Saltzman was in council too, but could not be counted on for public interest. Doesn't that pretty much sum up the whole council now? Pay closer attention if you think they are on our side.

Nonny Mouse
Valuable documentation of failure, thank you. We need to document these issues and develop remediation of them. These are contractual failures of our city against it’s citizens. The most disturbing part is that there is more than enough revenue to begin a swift reversal of these abuses, but the funds are swiftly dispatched to grow more government and monuments to their excesses. As a community we need to rise up and take on the challenge of a completely reformed City of Portland.
Establish a clear and comprehensive Mission Statement (Charter) for our city that would sound a “Mission Creep Alarm” and hold our media accountable for carrying it.
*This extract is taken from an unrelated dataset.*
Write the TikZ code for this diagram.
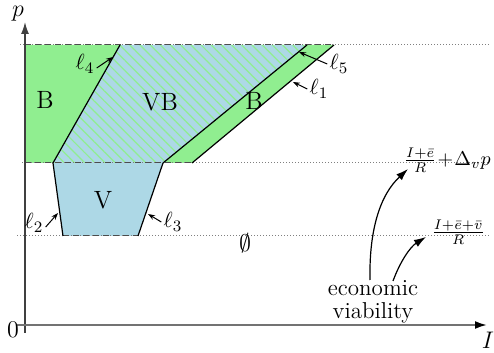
\documentclass[tikz,border=0pt]{standalone}
\usepackage{amsmath}
\usetikzlibrary{arrows.meta,patterns.meta}
\definecolor{bgreen}{HTML}{90EE90}
\definecolor{vblue}{HTML}{ADD8E6}
\tikzset{
  px/.style={x=0.5pt,y=-0.5pt},
  lbl/.style={font=\fontsize{11}{13}\selectfont, inner sep=1pt},
  reg/.style={font=\fontsize{12.5}{14}\selectfont},
  lline/.style={black, line width=0.6pt},
  guide/.style={gray, densely dotted, line width=0.5pt},
  edge/.style={black!70, densely dashed, line width=0.5pt},
  larrow/.style={-{Stealth[length=3.5pt,width=2.5pt]}, line width=0.5pt},
  bigarrow/.style={-{Latex[length=6pt,width=4pt]}, line width=0.6pt},
  flabel/.style={inner sep=0pt, font=\fontsize{10}{12}\selectfont},
}
\begin{document}
\begin{tikzpicture}[px]
\useasboundingbox (0,0) rectangle (494,353);
% corners
\coordinate (t0) at (25,45);
\coordinate (t4) at (120,45);
\coordinate (t5) at (307,45);
\coordinate (t1) at (334,45);
\coordinate (m0) at (25,163);
\coordinate (m4) at (53,163);
\coordinate (m5) at (163,163);
\coordinate (m1) at (192,163);
\coordinate (b2) at (63,236);
\coordinate (b3) at (138,236);
% fills
\fill[bgreen] (t0) -- (t4) -- (m4) -- (m0) -- cycle;
\fill[bgreen] (t5) -- (t1) -- (m1) -- (m5) -- cycle;
\fill[vblue] (t4) -- (t5) -- (m5) -- (m4) -- cycle;
\fill[pattern={Lines[angle=-45,distance=3.6pt,line width=0.6pt]}, pattern color=bgreen] (t4) -- (t5) -- (m5) -- (m4) -- cycle;
\fill[vblue] (m4) -- (m5) -- (b3) -- (b2) -- cycle;
% guide lines
\draw[guide] (20,45) -- (490,45);
\draw[guide] (22,163) -- (490,163);
\draw[guide] (17,236) -- (490,236);
\draw[edge] (t0) -- (t1);
\draw[edge] (m0) -- (m1);
\draw[edge] (b2) -- (b3);
% boundary lines
\draw[lline] (m4) -- (t4);
\draw[lline] (m5) -- (t5);
\draw[lline] (m1) -- (t1);
\draw[lline] (m4) -- (b2);
\draw[lline] (m5) -- (b3);
% axes
\coordinate (ytop) at (25,22);
\coordinate (xend) at (487,325);
\draw[black!75, line width=0.7pt, -{Latex[length=6pt,width=4pt]}] (25,333) -- (ytop);
\draw[black!55, line width=1pt, -{Latex[length=6pt,width=4pt,black]}] (17,325) -- (xend);
\node[font=\fontsize{13}{15}\selectfont] (plab) at (18,14) {$p$};
\node[font=\fontsize{13}{15}\selectfont] (Ilab) at (488,340) {$I$};
\node[font=\fontsize{12}{14}\selectfont] (zero) at (13,330) {0};
% region labels
\node[reg] (B1) at (45,100) {B};
\node[reg] (VB) at (160,102) {VB};
\node[reg] (B2) at (254,101) {B};
\node[reg] (V) at (103,200) {V};
\node[reg] (empty) at (245,243) {$\emptyset$};
% line labels
\node[lbl] (l4) at (85,64) {$\ell_4$};
\coordinate (l4p) at (113,57);
\draw[larrow] (l4.east) ++(0,-2pt) -- (l4p);
\node[lbl] (l5) at (339,64) {$\ell_5$};
\coordinate (l5p) at (299,52);
\draw[larrow] (l5.west) -- (l5p);
\node[lbl] (l1) at (319,89) {$\ell_1$};
\coordinate (l1p) at (293,82);
\draw[larrow] (l1.west) -- (l1p);
\node[lbl] (l2) at (34,223) {$\ell_2$};
\coordinate (l2p) at (58,213);
\draw[larrow] (l2.east) ++(0,-2pt) -- (l2p);
\node[lbl] (l3) at (173,222) {$\ell_3$};
\coordinate (l3p) at (148,214);
\draw[larrow] (l3.west) -- (l3p);
% right labels
\node[flabel, anchor=east] (f1) at (491,160) {$\medmuskip=1mu\frac{I+\bar{e}}{R}+\Delta_v p$};
\node[flabel, anchor=west] (f2) at (431,232) {$\frac{I+\bar{e}+\bar{v}}{R}$};
\node[align=center, font=\fontsize{11.5}{11.5}\selectfont, inner sep=1pt] (eco) at (373,302) {economic\\viability};
\coordinate (a1s) at (370,280);
\coordinate (a1e) at (408,169);
\coordinate (a2s) at (393,281);
\coordinate (a2e) at (426,237);
\draw[bigarrow] (a1s) .. controls (369,230) and (380,195) .. (a1e);
\draw[bigarrow] (a2s) .. controls (400,262) and (410,247) .. (a2e);
\end{tikzpicture}
\end{document}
If our citizens see our mission as a bicycle nirvana and a massive non-profit Mecca for the professionally homeless, so be it. I will kiss the RAC goodbye and move to a new job. If Portlanders really choose another clone, some have considered a class action suit against our rogue City and county.
A reformed city with a representative council could place a moratorium on monuments and begin a rebuilding of our community with: A contractual agreement with city officials; community banking and micro loans; Enterprise Zones with business incubation centers, reapportionment of representation; and above all a CLEAR prioritization of city resources (this could begin with a cataloging of the failures such as you mentioned). I don’t think we can afford not to.